Friday, September 4, 2020

All Aboard

So I was watching this video on YouTube, posted by Wired, about this young woman who does indoor skydiving, and competes at it. I had not realized the remarkable things that people can do in wind tunnels. Then I made the mistake of reading the comments. While many of them were positive, there were quite a number of them slamming Wired for showcasing a young, attractive, White woman, many of them dismissing her because her family was "obviously" quite wealthy. (This, it seems, was based on the fact that indoor skydiving is fairly expensive.)

It struck me as an illustration of how perceived inequality erodes social trust, and how that erosion can quickly become self-sustaining. Nothing was said in the video about the young woman's finances, those of her family or how she funds her training and competitions. So people simply assumed a certain level of wealth, and proceeded to publicly (although mostly anonymously) look down on her for being born into it.

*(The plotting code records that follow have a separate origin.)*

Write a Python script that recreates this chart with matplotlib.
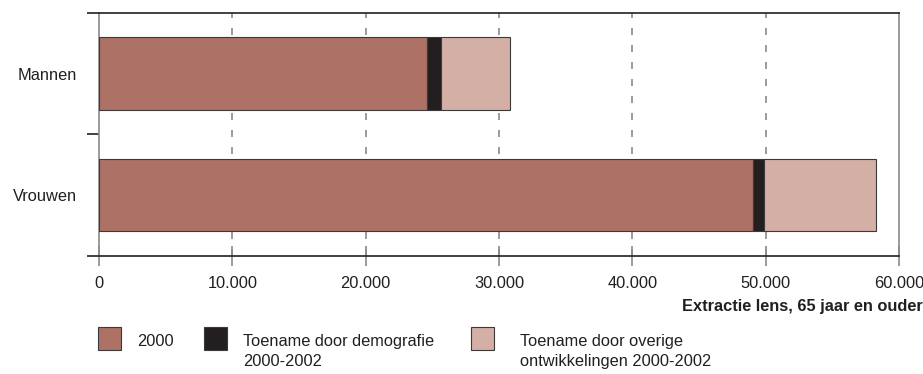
import numpy as np
import matplotlib
matplotlib.use("Agg")
import matplotlib.pyplot as plt
from matplotlib.patches import Rectangle

plt.rcParams['font.family'] = ['Liberation Sans', 'DejaVu Sans']

# data
categories = ["Vrouwen", "Mannen"]
base_2000 = [49075, 24620]
demografie = [800, 1030]
overige = [8375, 5180]
series_labels = ["2000", "Toename door demografie\n2000-2002",
                 "Toename door overige\nontwikkelingen 2000-2002"]
x_ticks = [0, 10000, 20000, 30000, 40000, 50000, 60000]
x_tick_labels = ["0", "10.000", "20.000", "30.000", "40.000", "50.000", "60.000"]
x_label = "Extractie lens, 65 jaar en ouder"

colors = ["#AD7265", "#231F20", "#D4AFA5"]
txt = "#231F20"
grey = "#8a8a8a"
fs = 11.8

fig = plt.figure(figsize=(9.23, 3.74), dpi=100)
ax = fig.add_axes([99 / 923, 118.3 / 374, 800 / 923, 242.7 / 374])

y = np.arange(len(categories))
left = np.zeros(len(categories))
for vals, c in zip([base_2000, demografie, overige], colors):
    ax.barh(y, vals, left=left, height=0.6, color=c, edgecolor="#3a3a3a",
            linewidth=0.8, zorder=3)
    left += np.array(vals)

ax.set_xlim(0, 60000)
ax.set_ylim(-0.5, 1.5)

# dashed grid
for xt in x_ticks[1:-1]:
    ax.axvline(xt, color=grey, lw=1.2, dashes=(4.2, 6), zorder=1)

ax.set_xticks(x_ticks)
ax.set_xticklabels(x_tick_labels, fontsize=fs, color=txt)
ax.tick_params(axis="x", direction="inout", length=15, width=1.2,
               color=grey, pad=7)

ax.set_yticks(y)
ax.set_yticklabels(categories, fontsize=fs, color=txt)
ax.tick_params(axis="y", length=0, pad=16)
ax.set_yticks([-0.5, 0.5, 1.5], minor=True)
ax.tick_params(axis="y", which="minor", length=8.5, width=1.2, color=txt)

for side in ["left", "right"]:
    ax.spines[side].set_color(grey)
    ax.spines[side].set_linewidth(1.2)
for side in ["top", "bottom"]:
    ax.spines[side].set_color(txt)
    ax.spines[side].set_linewidth(1.2)

fig.text(1.0, 1 - 306 / 374, x_label, ha="right", va="center",
         fontsize=fs, fontweight="bold", color=txt)

# legend
patch_x = [98, 204, 471]
text_x = [137, 243, 520]
for px, tx, c, lab in zip(patch_x, text_x, colors, series_labels):
    fig.patches.append(Rectangle((px / 923, 1 - 350 / 374), 23 / 923, 23 / 374,
                                 transform=fig.transFigure, facecolor=c,
                                 edgecolor="#3a3a3a", linewidth=0.8))
    fig.text(tx / 923, 1 - 334 / 374, lab, ha="left", va="top",
             fontsize=fs, color=txt, linespacing=1.45)

fig.savefig("out.png", dpi=100)
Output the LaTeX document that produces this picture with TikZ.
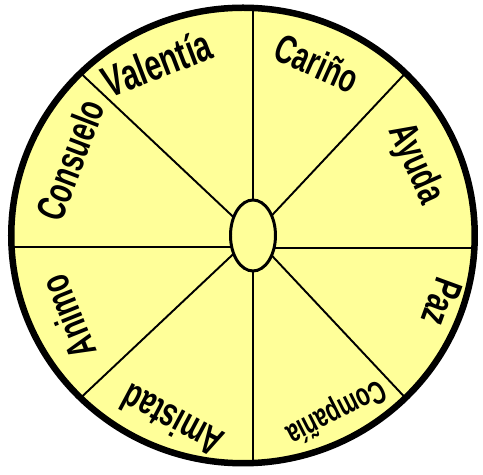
\documentclass[tikz,border=0pt]{standalone}
\usepackage{fontspec}
\usepackage{tikz}
\usetikzlibrary{shapes.geometric}
\newfontfamily\wordfamily[FakeStretch=0.68]{Liberation Sans}
\definecolor{paleyellow}{RGB}{255,255,153}

\begin{document}
\begin{tikzpicture}[
  rim/.style={ellipse, draw=black, fill=paleyellow, line width=3.7pt,
    inner sep=0pt, outer sep=0pt,
    minimum width=9.27cm, minimum height=9.11cm},
  hubbox/.style={ellipse, draw=black, fill=paleyellow, line width=1.7pt,
    inner sep=0pt, outer sep=0pt,
    minimum width=0.9cm, minimum height=1.42cm},
  spoke/.style={line width=1.1pt, black},
  word/.style={inner sep=0pt, anchor=center,
    font=\wordfamily\bfseries\fontsize{23pt}{23pt}\selectfont}
]
\useasboundingbox (-4.86,-4.79) rectangle (4.80,4.71);
\node[rim] (wheel) at (0,0) {};
\node[hubbox] (hub) at (0.2,0) {};
% spokes
\draw[spoke] (hub.north) -- (hub.north |- wheel.north);
\draw[spoke] (hub.south) -- (hub.south |- wheel.south);
\draw[spoke] (hub.209.5) -- (hub.209.5 -| wheel.west);
\draw[spoke] (hub.330.5) -- (hub.330.5 -| wheel.east);
\foreach \a in {45,135,225,315}
  \draw[spoke] (hub) -- (wheel.\a);
% words round the rim
\node[word, rotate=21, font=\wordfamily\bfseries\fontsize{25pt}{25pt}\selectfont]
  (valentia) at (-1.72,3.45) {Valentía};
\node[word, rotate=-24]  (carino)   at (1.48,3.45)   {Cariño};
\node[word, rotate=-66]  (ayuda)    at (3.44,1.43)   {Ayuda};
\node[word, rotate=-110] (paz)      at (3.98,-1.33)  {Paz};
\node[word, rotate=207, font=\wordfamily\bfseries\fontsize{18.5pt}{18.5pt}\selectfont]
  (compania) at (1.86,-3.51) {Compañía};
\node[word, rotate=152]  (amistad)  at (-1.42,-3.71) {Amistad};
\node[word, rotate=112]  (animo)    at (-3.50,-1.63) {Animo};
\node[word, rotate=69]   (consuelo) at (-3.46,1.51)  {Consuelo};
\end{tikzpicture}
\end{document}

Signalling like this is a form of status seeking. It's a way that people seek approval from others whose esteem they value. And reading some of the comments on this YouTube video reminded me of the fact that being disdainful of others, if a way of seeking approval, and thus, status. And then, like any echo chamber, there forms a race to demonstrate to everyone else one's worthiness of approval by being the most trident. And so you wind up with a bunch of people taking pot-shots at a fourteen-year-old for having the temerity to be featured on YouTube for being good at something unusual.